28 January 2013

Things I Learned while on a Juice Fast

For those of you not in The Know, Alice and I decided to go on a juice fast for 3 days last week and have been whining about it on Twitter for... well, let's just say we pre-gamed by complaining. A lot.

All of you, that is. I already did.

1) Chewing food is a privilege and I will treasure it henceforth.

2) Grease 2 is my go-to quoting movie. At least thrice in those 3 days, I have likened a Serious Conversational Subject to this paragon of film-making camp.


Well THIS needs to change.
3) There are plenty of puns and double entendres to be made about juicing.


My friends have done their best to make them all, multiple times. The advantage to drinking only juice for 3 days is that the jokes just get funnier.

4) Juice fasting can tear friendships apart. We never used to argue (about food) on the Twitter, but now we do - or did. It was mostly being lovingly told to STFU.

5) My digestive system clearly rides the short bus to work.

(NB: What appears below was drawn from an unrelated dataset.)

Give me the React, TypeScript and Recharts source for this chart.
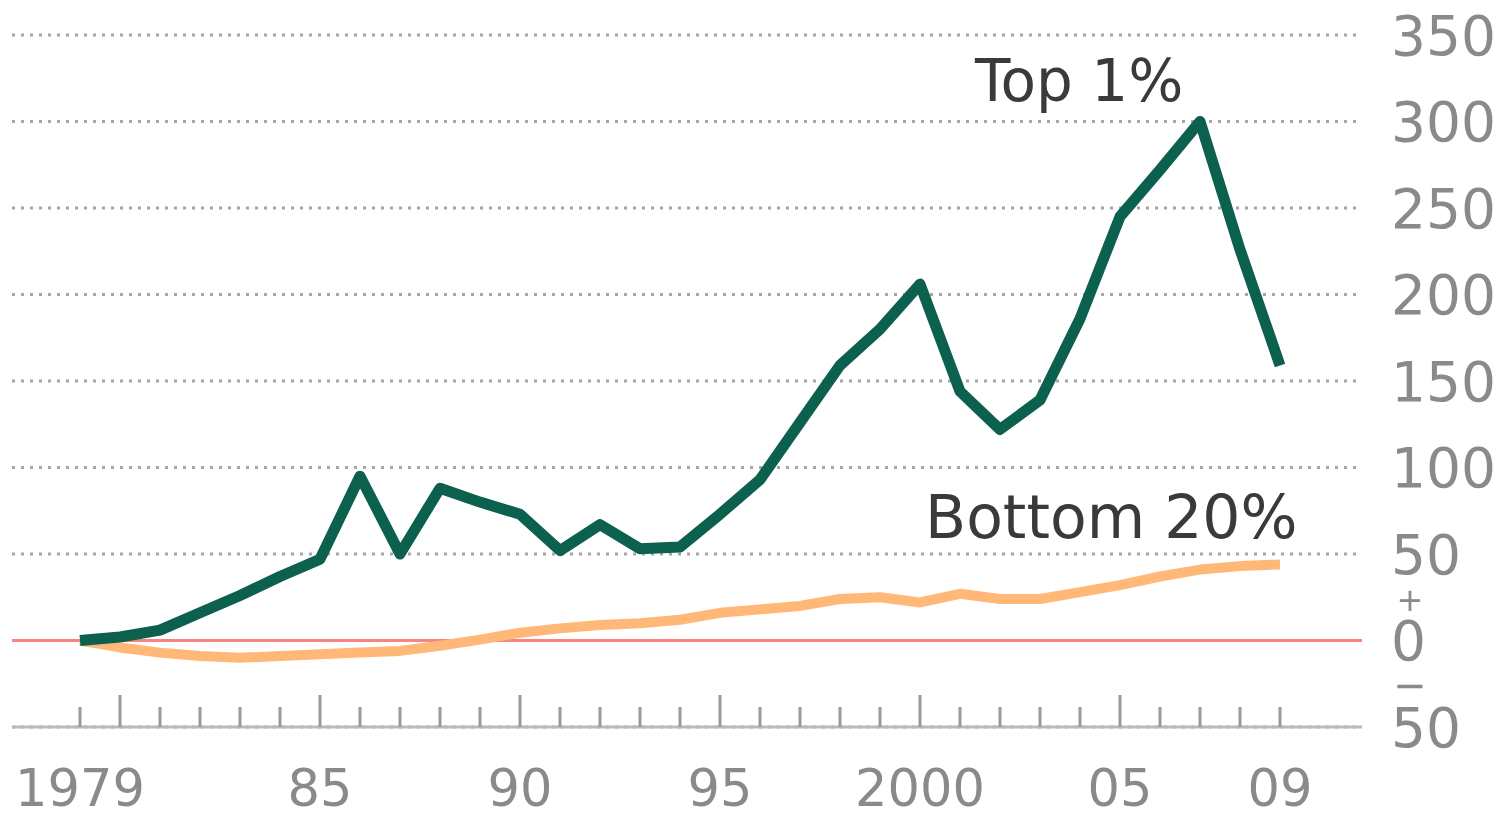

People everywhere (and by "everywhere" I mean "on the internet," duh) said that when they went on juice fasts, their intestines rose up in revolt - so I was prepared to be thankful that my desk is close to the ladies room, and that the ratio of ladies restrooms to ladies in my office is 1:1. But no! MY intestines are pleased with this new direction and would like to continue along it, thankyouverymuch. Fabulous.

6) Pulling the meat off of a rotisserie chicken on the last day of a juice fast requires an ASTONISHING amount of willpower. That posole had better be worth it!  (ETA: It was. Recipe here.)